──────── RECORDED INFORMATION

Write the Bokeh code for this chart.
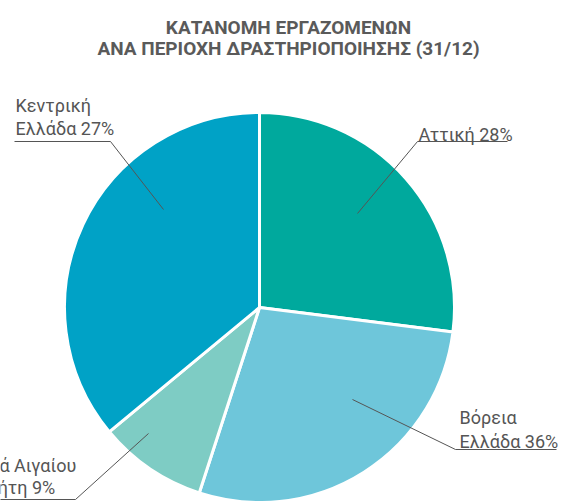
import math
from bokeh.plotting import figure
from bokeh.models import Range1d, ColumnDataSource
from bokeh.core.properties import value
from bokeh.embed import file_html
from bokeh.resources import INLINE

# ---------------- data ----------------
regions = ["Αττική", "Βόρεια Ελλάδα", "Νησιά Αιγαίου & Κρήτη", "Κεντρική Ελλάδα"]
shares = [27, 28, 9, 36]  # slice sizes as drawn (%)
colors = ["#00A99D", "#6EC6DA", "#7ECCC4", "#00A2C6"]
label_lines = [
    ["Αττική 28%"],
    ["Βόρεια", "Ελλάδα 36%"],
    ["Νησιά Αιγαίου", "& Κρήτη 9%"],
    ["Κεντρική", "Ελλάδα 27%"],
]
title_lines = ["ΚΑΤΑΝΟΜΗ ΕΡΓΑΖΟΜΕΝΩΝ", "ΑΝΑ ΠΕΡΙΟΧΗ ΔΡΑΣΤΗΡΙΟΠΟΙΗΣΗΣ (31/12)"]

# ---------------- layout (pixel space of the window) ----------------
W, H = 561, 501
def Y(py):
    return H - py

CX, CY, R = 259, 307, 195
FONT = value("Roboto")
GREY = "#555555"

p = figure(width=W, height=H, output_backend="svg", toolbar_location=None,
           x_range=Range1d(0, W), y_range=Range1d(0, H),
           x_axis_type=None, y_axis_type=None, min_border=0,
           margin=(0, 0, 0, 0))
p.grid.visible = False
p.outline_line_color = None
p.background_fill_color = "white"
p.border_fill_color = "white"

# pie: clockwise from 12 o'clock
total = float(sum(shares))
starts, ends = [], []
cum = 0.0
for s in shares:
    a0 = math.pi / 2 - 2 * math.pi * cum / total
    cum += s
    a1 = math.pi / 2 - 2 * math.pi * cum / total
    starts.append(a0)
    ends.append(a1)
src = ColumnDataSource(dict(x=[CX] * len(shares), y=[Y(CY)] * len(shares),
                            start=starts, end=ends, color=colors, region=regions))
p.wedge(x="x", y="y", radius=R, start_angle="start", end_angle="end",
        direction="clock", fill_color="color", line_color="white",
        line_width=3, source=src)

# leader lines: (underline start, underline end/elbow, inner point)
leaders = [
    [(507, 141), (417, 141), (357, 213)],
    [(556, 449), (455, 449), (352, 399)],
    [(-44, 499), (75, 499), (148, 433)],
    [(14, 141), (110, 141), (163, 209)],
]
for pts in leaders:
    p.line([q[0] for q in pts], [Y(q[1]) for q in pts], line_color=GREY, line_width=1)

# label texts: (x, first baseline, line spacing)
label_pos = [
    (418, 134, 24),
    (459, 417, 24),
    (-40, 465, 22),
    (15, 105, 23),
]
tx, ty, tt = [], [], []
for lines, (lx, ly, dy) in zip(label_lines, label_pos):
    for i, t in enumerate(lines):
        tx.append(lx)
        ty.append(Y(ly + i * dy))
        tt.append(t)
p.text(x=tx, y=ty, text=tt, text_font=FONT, text_font_size="18px",
       text_color=GREY, text_align="left", text_baseline="alphabetic")

# title
p.text(x=[288, 288], y=[Y(27), Y(48)], text=title_lines, text_font=FONT,
       text_font_size="19px", text_font_style="bold", text_color="#5a5a5a",
       text_align="center", text_baseline="alphabetic")

open("out.html", "w").write(file_html(p, INLINE))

────────────────

AIM OF THE EXERCISE → Transcribe the opening line of the listing above, please, and every line after it through the line with "from bokeh.resources import INLINE", word for word, without pictures.

SOLUTION FOR THIS TASK →
Write the Bokeh code for this chart.
import math
from bokeh.plotting import figure
from bokeh.models import Range1d, ColumnDataSource
from bokeh.core.properties import value
from bokeh.embed import file_html
from bokeh.resources import INLINE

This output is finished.